New and original are not words that come to mind when looking at the poster for Bonds Australian lingerie. Unless, that is, you are comparing this poster with its much-lauded predecessor. "Hello boys" becomes "G’day boys". Really boys?
A little bit of Twitter discipline wouldn’t have gone amiss in the new Ikea ad. At two minutes, it’s way too long. The idea that disgruntled garden gnomes are fighting back against the arrival of this year’s tasteful outdoor furniture range is landed very quickly. I can only imagine that the other 90 seconds is there to ensure that the entire product range gets its 15 minutes in the sun.
From the sun to The Sunday Times (sorry) and its annual Rich List campaign. Another year, another set of graphs. To be fair, it does have the added layer of "celebrating 25 years" with which to contend. But, on a graph measuring the quality of this advertising over the years, I’m not sure that this would be up there with 4 Simon Cowells = 1 Andrew Lloyd Webber.
And so, finally, we come to Diet Coke. In the spirit of self-editing, I’ll keep it brief. Taylor Swift drinks some pop and then writes some pap… I mean pop.
Sorry I couldn’t be more positive. Last time I did Private View, I got hate mail. A bit extreme, in my opinion, but if you feel compelled, try to make it 140 characters or fewer.
Executive creative director,
Over the years of reading Private View, I’ve seen a few different approaches. There’s the "have a theme" approach, and the "ship it out to your mum/department/cleaning lady" routine was very popular for a while. But my favourite has always been the "just write what you really think without being too much of an arse". I think I’ll plump for that.
First up is a campaign using Vine for Kids Company. If Facebook is where people talk to brands, then Twitter is where people are talking about brands, right?
The problem is, I’m just not sure they’ll be doing much talking off the back of this idea. The six-second Vine clips show children in various states of distress with a "Make it stop" call to action at the end. I applaud the effort to innovate, but it feels like an old creative strategy in a new medium. Also, six seconds just doesn’t seem long enough to do a serious issue justice. Having said that, I still donated – let’s hope others follow suit.
Next up is an ad for Ikea’s new range of psychotic gnomes. Those crazy Swedes, eh? If I buy the whole set, will I get some free meatballs? I love those meatballs – they nearly make the trip to hell on the Purley Way worth it. I think there may have been some plastic garden chairs in there somewhere as well.
It might not quite scale the heights of "You’ll Always Find Me In The Kitchen At Parties" but it’s all good knockabout fun in a Technicolor Doctor Who sort of way.
To wash down those meatballs, what better than a Diet Coke?
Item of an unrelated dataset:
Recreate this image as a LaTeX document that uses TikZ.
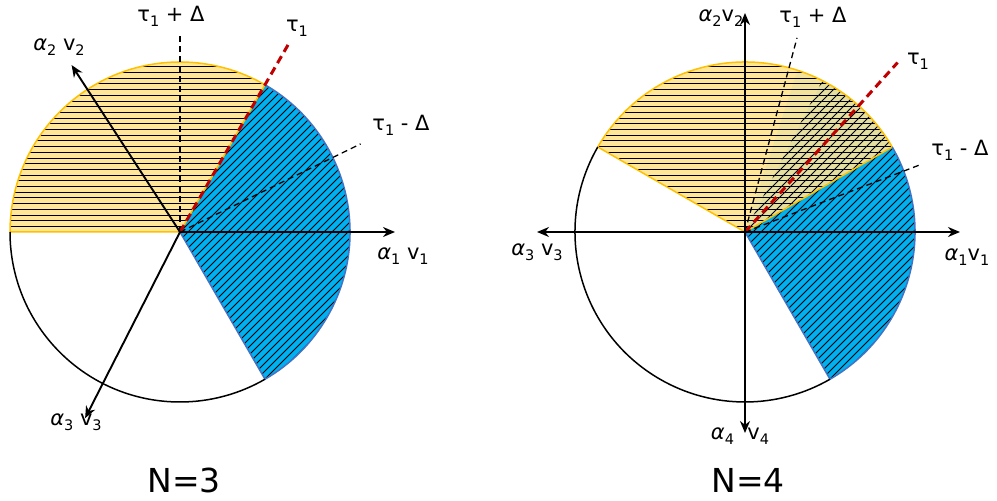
\documentclass[tikz,border=0pt]{standalone}
\usepackage{fontspec}
\setmainfont{DejaVu Sans}
\usetikzlibrary{arrows.meta}
\definecolor{ylwfill}{HTML}{FFE699}
\definecolor{ylwline}{HTML}{FFC000}
\definecolor{bluefill}{HTML}{00B0F0}
\definecolor{blueline}{HTML}{4472C4}
\definecolor{ovfill}{HTML}{E4DEA0}
\definecolor{taured}{HTML}{C00000}
\newcommand\sbs[1]{\raisebox{-0.45ex}{\fontsize{14.5}{14.5}\selectfont #1}}
\newcommand\alf{{\itshape α}}
\begin{document}
\begin{tikzpicture}[x=1pt,y=1pt,
  hatch/.style={line width=0.75pt, black},
  rim/.style={line width=1.5pt},
  guide/.style={black, line width=1.3pt, dash pattern=on 6pt off 4pt},
  tau/.style={taured, line width=3pt, dash pattern=on 8pt off 5pt},
  vec/.style={line width=1.9pt, -{Stealth[length=12pt,width=10pt]}},
  lbl/.style={font=\fontsize{21}{21}\selectfont, inner sep=0pt},
  title/.style={font=\fontsize{33}{33}\selectfont, inner sep=0pt}]
\useasboundingbox (0,0) rectangle (997,501);

% ---------------- N = 3 ----------------
\begin{scope}[shift={(180,269)}]
  \coordinate (L) at (0,0);
  \begin{scope}
    \clip (0,0) -- (60:170) arc[start angle=60,end angle=180,radius=170] -- cycle;
    \fill[ylwfill] (-180,-5) rectangle (180,180);
    \foreach \k in {1,...,31} \draw[hatch] (-180,\k*5.7) -- (180,\k*5.7);
  \end{scope}
  \begin{scope}
    \clip (0,0) -- (-60:170) arc[start angle=-60,end angle=60,radius=170] -- cycle;
    \fill[bluefill] (-5,-180) rectangle (180,180);
    \foreach \k in {-50,...,50} \draw[hatch] (\k*8-200,-200) -- (\k*8+200,200);
  \end{scope}
  \draw[ylwline, rim] (0,0) -- (180:170) arc[start angle=180,end angle=60,radius=170] -- cycle;
  \draw[blueline, rim] (60:170) arc[start angle=60,end angle=-60,radius=170] -- (0,0);
  \draw[black, rim] (180:170) arc[start angle=180,end angle=300,radius=170];
  \coordinate (LtP) at (90:199);
  \coordinate (Lt)  at (60:218);
  \coordinate (LtM) at (26:201);
  \coordinate (La1) at (0:215);
  \coordinate (La2) at (123:199);
  \coordinate (La3) at (243:209);
\end{scope}
\draw[guide] (L) -- (LtP);
\draw[guide] (L) -- (LtM);
\draw[tau] (L) -- (Lt);
\draw[vec] (L) -- (La1);
\draw[vec] (L) -- (La2);
\draw[vec] (L) -- (La3);

\node[lbl] (lLtP) at (171,485) {τ\sbs{1} + Δ};
\node[lbl] (lLt)  at (297,473) {τ\sbs{1}};
\node[lbl] (lLtM) at (401,376) {τ\sbs{1} - Δ};
\node[lbl] (lLa1) at (403,245) {\alf\sbs{1} v\sbs{1}};
\node[lbl] (lLa2) at (59,454) {\alf\sbs{2} v\sbs{2}};
\node[lbl] (lLa3) at (76,79) {\alf\sbs{3} v\sbs{3}};
\node[title] (N3) at (184,21) {N=3};

% ---------------- N = 4 ----------------
\begin{scope}[shift={(745,269)}]
  \coordinate (R) at (0,0);
  \begin{scope}
    \clip (0,0) -- (30:170) arc[start angle=30,end angle=150,radius=170] -- cycle;
    \fill[ylwfill] (-180,-5) rectangle (180,180);
    \fill[ovfill] (0,0) -- (30:175) arc[start angle=30,end angle=63,radius=175] -- cycle;
    \fill[ovfill!50!ylwfill] (0,0) -- (63:175) arc[start angle=63,end angle=72,radius=175] -- cycle;
    \foreach \k in {1,...,31} \draw[hatch] (-180,\k*5.7) -- (180,\k*5.7);
  \end{scope}
  \begin{scope}
    \clip (0,0) -- (30:170) arc[start angle=30,end angle=63,radius=170] -- cycle;
    \foreach \k in {-40,...,40} \draw[hatch] (\k*9-200,-200) -- (\k*9+200,200);
  \end{scope}
  \begin{scope}
    \clip (0,0) -- (-60:170) arc[start angle=-60,end angle=30,radius=170] -- cycle;
    \fill[bluefill] (-5,-180) rectangle (180,180);
    \foreach \k in {-50,...,50} \draw[hatch] (\k*8-200,-200) -- (\k*8+200,200);
  \end{scope}
  \draw[ylwline, rim] (0,0) -- (150:170) arc[start angle=150,end angle=30,radius=170] -- cycle;
  \draw[blueline, rim] (30:170) arc[start angle=30,end angle=-60,radius=170] -- (0,0);
  \draw[black, rim] (150:170) arc[start angle=150,end angle=300,radius=170];
  \coordinate (RtP) at (75:201);
  \coordinate (Rt)  at (48:228);
  \coordinate (RtM) at (21:187);
  \coordinate (Ra1) at (0:215);
  \coordinate (Ra2) at (90:219);
  \coordinate (Ra3) at (180:208);
  \coordinate (Ra4) at (270:201);
\end{scope}
\draw[guide] (R) -- (RtP);
\draw[guide] (R) -- (RtM);
\draw[tau] (R) -- (Rt);
\draw[vec] (R) -- (Ra1);
\draw[vec] (R) -- (Ra2);
\draw[vec] (R) -- (Ra3);
\draw[vec] (R) -- (Ra4);

\node[lbl] (lRtP) at (813,484) {τ\sbs{1} + Δ};
\node[lbl] (lRt)  at (918,440) {τ\sbs{1}};
\node[lbl] (lRtM) at (960,351) {τ\sbs{1} - Δ};
\node[lbl] (lRa1) at (967,244) {\alf\sbs{1}v\sbs{1}};
\node[lbl] (lRa2) at (721,483) {\alf\sbs{2}v\sbs{2}};
\node[lbl] (lRa3) at (537,249) {\alf\sbs{3} v\sbs{3}};
\node[lbl] (lRa4) at (740,65) {\alf\sbs{4} \ v\sbs{4}};
\node[title] (N4) at (748,21) {N=4};
\end{tikzpicture}
\end{document}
This execution features the American pop starlet Taylor Swift writing the lyrics to her song 22 as she chugs from a can.
According to her Twitter feed, she is: "Happy. Free. Confused. Lonely. All at the same time." Which is sort of how I feel about this ad. Probably because I’m about 22 years older than its target audience.
To finish up, we have a couple of good old-fashioned posters. The first one is for the Australian underwear brand Bonds and is a parody of the famous Wonderbra "hello boys" ad done by the same agency. The original one stopped traffic, but I don’t think this one will. To have real impact, it feels as though it should have been done 20 minutes after the original, not nearly 20 years.
Last, but not least, we’ve got the new campaign for The Sunday Times Rich List. Big shoes to fill here as the previous campaign featured one of the best posters of recent times. So have they pulled it off? Nearly. I like them, but they don’t tickle me in the way that a Shrek-sized Wayne Rooney getting ticked off by a tiny Alex Ferguson ever will, but few things do.
Except maybe a set of psychotic garden gnomes.